Plotting code records
......

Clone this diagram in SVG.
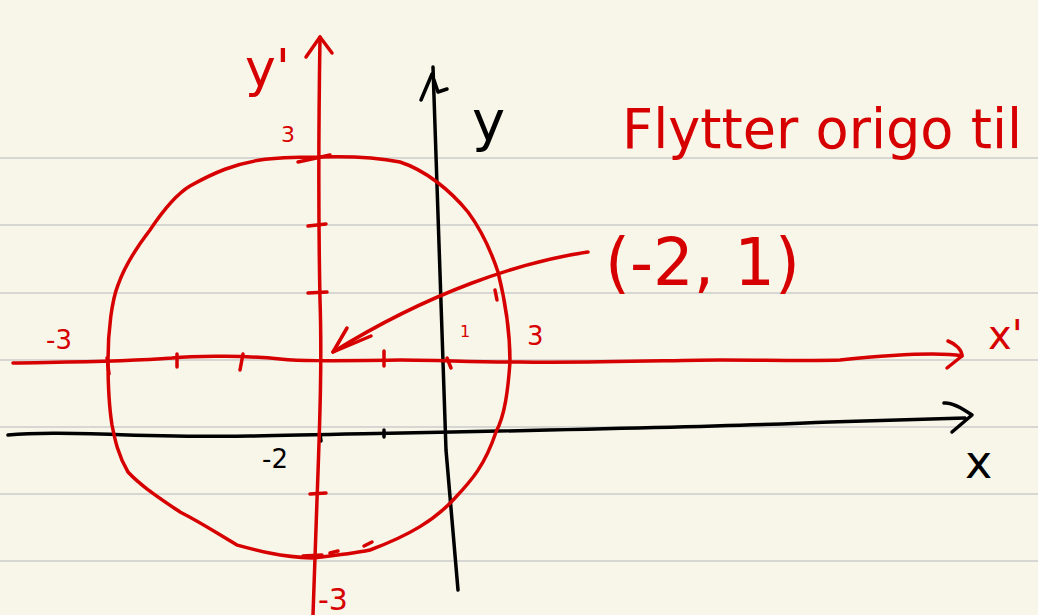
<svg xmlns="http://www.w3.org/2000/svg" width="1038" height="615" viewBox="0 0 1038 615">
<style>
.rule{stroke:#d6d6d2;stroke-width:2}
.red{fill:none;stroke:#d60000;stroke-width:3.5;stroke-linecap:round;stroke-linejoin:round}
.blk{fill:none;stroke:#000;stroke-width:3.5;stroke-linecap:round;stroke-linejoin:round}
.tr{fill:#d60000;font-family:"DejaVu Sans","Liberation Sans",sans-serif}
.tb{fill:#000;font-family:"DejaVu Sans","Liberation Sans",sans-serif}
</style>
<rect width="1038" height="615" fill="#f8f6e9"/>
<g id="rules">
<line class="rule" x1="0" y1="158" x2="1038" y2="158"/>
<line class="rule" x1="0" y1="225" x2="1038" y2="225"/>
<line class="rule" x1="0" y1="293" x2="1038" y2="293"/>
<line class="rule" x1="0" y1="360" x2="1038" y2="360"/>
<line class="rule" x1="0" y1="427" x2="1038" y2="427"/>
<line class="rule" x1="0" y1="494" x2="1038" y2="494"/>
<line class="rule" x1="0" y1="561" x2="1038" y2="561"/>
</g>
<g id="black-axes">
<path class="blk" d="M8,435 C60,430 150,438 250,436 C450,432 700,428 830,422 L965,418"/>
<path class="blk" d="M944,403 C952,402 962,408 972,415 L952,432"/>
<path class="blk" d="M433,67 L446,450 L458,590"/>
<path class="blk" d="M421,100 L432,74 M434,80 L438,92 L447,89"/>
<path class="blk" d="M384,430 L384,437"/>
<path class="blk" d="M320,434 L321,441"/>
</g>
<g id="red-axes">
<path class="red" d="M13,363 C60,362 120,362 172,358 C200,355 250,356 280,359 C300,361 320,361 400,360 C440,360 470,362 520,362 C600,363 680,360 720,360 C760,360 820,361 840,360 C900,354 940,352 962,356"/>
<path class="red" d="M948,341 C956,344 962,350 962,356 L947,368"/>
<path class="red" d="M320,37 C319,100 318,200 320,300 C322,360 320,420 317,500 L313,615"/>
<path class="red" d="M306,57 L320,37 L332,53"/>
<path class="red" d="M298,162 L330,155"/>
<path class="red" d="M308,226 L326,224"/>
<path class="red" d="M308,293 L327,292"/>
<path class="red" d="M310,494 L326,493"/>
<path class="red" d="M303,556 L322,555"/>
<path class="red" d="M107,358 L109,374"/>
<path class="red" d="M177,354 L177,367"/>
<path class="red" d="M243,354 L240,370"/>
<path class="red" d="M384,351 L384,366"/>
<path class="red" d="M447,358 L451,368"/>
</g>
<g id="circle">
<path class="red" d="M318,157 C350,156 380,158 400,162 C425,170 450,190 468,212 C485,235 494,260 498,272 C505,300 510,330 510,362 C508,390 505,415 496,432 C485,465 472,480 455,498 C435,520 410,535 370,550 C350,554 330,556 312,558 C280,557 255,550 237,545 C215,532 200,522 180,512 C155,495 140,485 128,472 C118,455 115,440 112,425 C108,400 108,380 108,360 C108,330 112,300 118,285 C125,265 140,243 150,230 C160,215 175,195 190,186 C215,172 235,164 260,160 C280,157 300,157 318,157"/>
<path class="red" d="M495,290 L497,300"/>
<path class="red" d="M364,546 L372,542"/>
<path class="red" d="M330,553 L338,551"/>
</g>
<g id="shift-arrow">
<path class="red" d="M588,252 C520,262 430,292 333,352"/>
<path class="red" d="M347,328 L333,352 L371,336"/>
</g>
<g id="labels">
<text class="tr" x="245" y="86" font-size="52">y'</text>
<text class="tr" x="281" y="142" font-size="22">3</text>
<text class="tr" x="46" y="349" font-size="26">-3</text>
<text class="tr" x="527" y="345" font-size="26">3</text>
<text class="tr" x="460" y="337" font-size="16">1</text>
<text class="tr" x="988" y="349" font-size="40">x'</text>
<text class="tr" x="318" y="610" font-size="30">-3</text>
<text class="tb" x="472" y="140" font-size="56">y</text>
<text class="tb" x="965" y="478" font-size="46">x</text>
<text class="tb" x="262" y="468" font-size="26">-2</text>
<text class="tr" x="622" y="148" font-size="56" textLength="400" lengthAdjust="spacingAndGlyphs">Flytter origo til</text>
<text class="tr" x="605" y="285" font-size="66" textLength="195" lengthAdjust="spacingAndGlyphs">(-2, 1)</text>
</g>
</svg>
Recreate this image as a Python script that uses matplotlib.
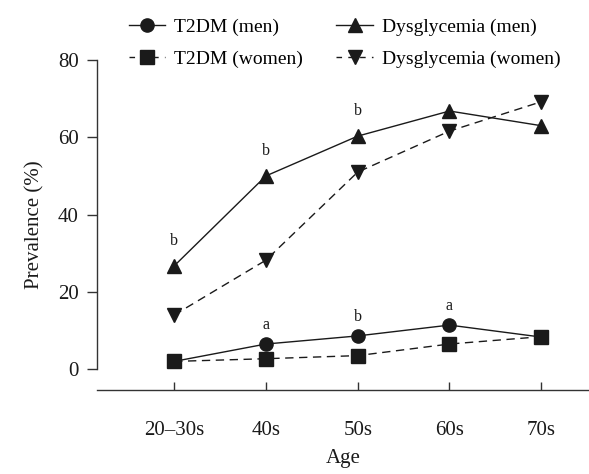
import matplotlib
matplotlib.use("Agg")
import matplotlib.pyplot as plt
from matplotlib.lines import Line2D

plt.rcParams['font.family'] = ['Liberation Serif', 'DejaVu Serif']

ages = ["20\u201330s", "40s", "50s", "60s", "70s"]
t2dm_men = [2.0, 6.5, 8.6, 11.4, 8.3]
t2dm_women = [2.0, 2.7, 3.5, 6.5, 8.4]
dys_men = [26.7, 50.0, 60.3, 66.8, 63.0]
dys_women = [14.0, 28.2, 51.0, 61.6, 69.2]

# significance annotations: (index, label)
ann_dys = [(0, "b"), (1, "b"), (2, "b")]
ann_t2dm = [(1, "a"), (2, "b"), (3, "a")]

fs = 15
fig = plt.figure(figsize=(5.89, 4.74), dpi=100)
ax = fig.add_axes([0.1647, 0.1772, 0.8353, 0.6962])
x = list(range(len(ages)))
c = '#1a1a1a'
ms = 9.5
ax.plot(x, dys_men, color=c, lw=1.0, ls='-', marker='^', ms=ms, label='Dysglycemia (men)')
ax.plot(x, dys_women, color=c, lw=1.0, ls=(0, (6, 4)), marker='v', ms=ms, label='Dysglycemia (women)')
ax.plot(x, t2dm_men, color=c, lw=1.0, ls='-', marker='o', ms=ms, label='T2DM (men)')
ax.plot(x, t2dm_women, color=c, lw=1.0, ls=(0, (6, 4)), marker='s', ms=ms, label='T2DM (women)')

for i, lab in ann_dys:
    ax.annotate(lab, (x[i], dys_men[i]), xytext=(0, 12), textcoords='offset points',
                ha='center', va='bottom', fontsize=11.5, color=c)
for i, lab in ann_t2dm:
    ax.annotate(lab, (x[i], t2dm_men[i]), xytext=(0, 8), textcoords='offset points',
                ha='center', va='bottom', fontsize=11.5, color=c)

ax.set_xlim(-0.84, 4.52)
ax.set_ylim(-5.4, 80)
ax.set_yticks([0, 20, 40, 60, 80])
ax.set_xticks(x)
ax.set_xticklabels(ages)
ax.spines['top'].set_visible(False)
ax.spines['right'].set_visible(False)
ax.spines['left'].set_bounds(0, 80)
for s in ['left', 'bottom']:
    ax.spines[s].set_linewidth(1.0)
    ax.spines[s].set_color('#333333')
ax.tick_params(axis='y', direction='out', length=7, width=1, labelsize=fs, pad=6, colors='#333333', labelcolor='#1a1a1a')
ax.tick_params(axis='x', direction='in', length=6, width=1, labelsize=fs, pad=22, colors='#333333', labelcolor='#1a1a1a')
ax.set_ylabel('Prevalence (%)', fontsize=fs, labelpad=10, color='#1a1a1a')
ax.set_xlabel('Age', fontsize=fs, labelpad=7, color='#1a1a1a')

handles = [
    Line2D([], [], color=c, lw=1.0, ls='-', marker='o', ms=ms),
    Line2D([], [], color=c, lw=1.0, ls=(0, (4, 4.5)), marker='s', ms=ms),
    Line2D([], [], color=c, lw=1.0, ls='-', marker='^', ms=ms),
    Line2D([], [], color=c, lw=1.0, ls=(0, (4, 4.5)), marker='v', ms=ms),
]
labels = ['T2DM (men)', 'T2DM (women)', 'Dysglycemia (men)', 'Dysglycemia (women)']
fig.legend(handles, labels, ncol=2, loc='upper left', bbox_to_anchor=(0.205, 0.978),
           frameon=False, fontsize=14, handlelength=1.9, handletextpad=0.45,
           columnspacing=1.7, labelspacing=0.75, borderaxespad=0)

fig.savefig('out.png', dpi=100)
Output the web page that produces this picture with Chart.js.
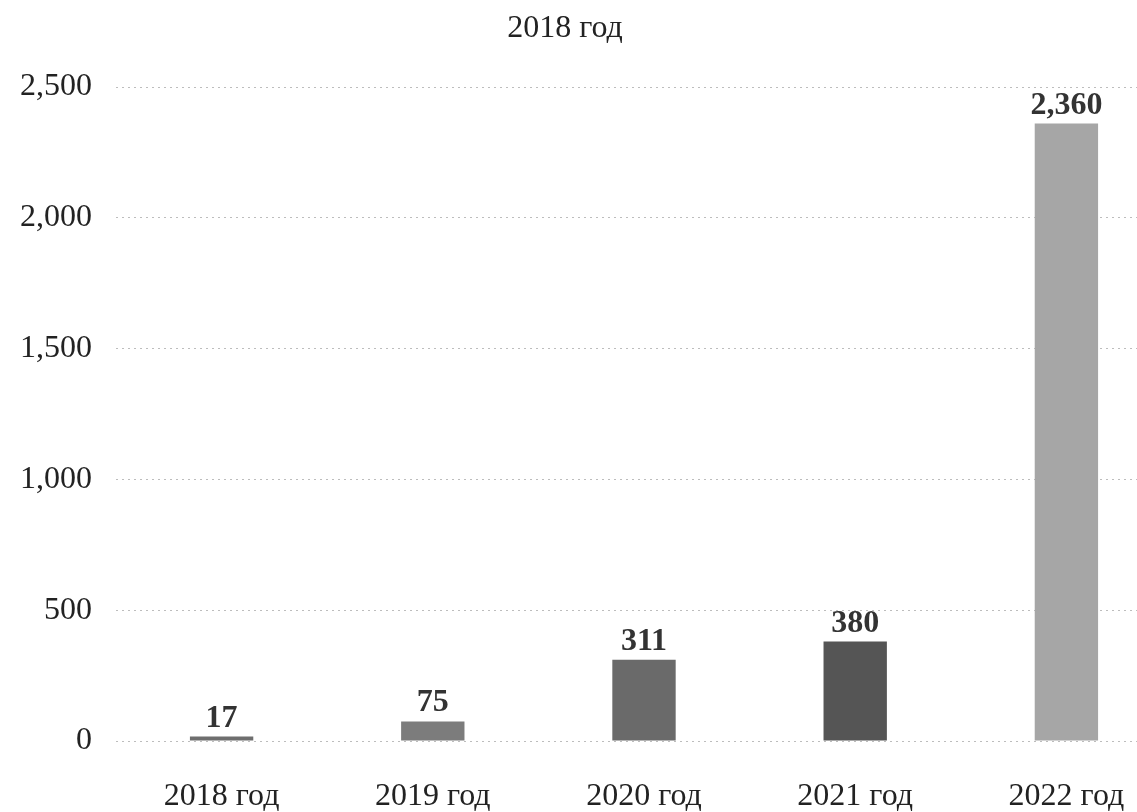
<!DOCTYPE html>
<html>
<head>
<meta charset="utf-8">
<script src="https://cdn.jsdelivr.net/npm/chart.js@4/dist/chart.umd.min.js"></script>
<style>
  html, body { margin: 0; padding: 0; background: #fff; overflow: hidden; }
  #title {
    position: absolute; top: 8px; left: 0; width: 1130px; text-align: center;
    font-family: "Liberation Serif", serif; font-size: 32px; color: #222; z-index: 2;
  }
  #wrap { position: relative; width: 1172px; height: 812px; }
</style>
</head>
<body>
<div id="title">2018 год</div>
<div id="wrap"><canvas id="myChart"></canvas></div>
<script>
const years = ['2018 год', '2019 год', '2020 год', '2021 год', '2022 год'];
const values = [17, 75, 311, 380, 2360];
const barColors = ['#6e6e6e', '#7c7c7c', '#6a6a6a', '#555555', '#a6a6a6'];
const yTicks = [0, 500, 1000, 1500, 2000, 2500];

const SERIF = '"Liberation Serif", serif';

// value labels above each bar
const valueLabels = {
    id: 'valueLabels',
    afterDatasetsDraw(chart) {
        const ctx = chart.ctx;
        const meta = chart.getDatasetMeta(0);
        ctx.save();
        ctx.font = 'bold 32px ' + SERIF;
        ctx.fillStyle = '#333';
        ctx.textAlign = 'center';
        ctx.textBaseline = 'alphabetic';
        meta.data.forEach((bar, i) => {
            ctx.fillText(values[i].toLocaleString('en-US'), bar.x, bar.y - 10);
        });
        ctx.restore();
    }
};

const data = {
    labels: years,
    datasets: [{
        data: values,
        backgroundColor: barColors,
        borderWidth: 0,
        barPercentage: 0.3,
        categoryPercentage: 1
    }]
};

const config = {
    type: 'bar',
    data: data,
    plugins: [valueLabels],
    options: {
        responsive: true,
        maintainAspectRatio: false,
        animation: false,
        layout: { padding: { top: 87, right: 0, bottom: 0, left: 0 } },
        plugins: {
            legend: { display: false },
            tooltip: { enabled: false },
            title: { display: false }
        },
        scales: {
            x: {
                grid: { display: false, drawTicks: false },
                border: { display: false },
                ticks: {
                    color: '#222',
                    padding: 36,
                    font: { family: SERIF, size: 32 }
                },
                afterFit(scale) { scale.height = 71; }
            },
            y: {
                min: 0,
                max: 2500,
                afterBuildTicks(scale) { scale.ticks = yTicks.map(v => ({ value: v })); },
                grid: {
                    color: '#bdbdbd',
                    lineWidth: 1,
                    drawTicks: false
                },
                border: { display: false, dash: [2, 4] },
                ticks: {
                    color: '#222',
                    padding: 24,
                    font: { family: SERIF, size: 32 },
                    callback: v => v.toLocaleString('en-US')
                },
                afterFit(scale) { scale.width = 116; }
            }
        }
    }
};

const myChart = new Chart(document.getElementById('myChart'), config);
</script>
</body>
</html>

......

> **Work to do**
From the entries above, copy out every line where the string "this" appears.

> **Reply**
Clone this diagram in SVG.
Recreate this image as a Python script that uses matplotlib.
Output the web page that produces this picture with Chart.js.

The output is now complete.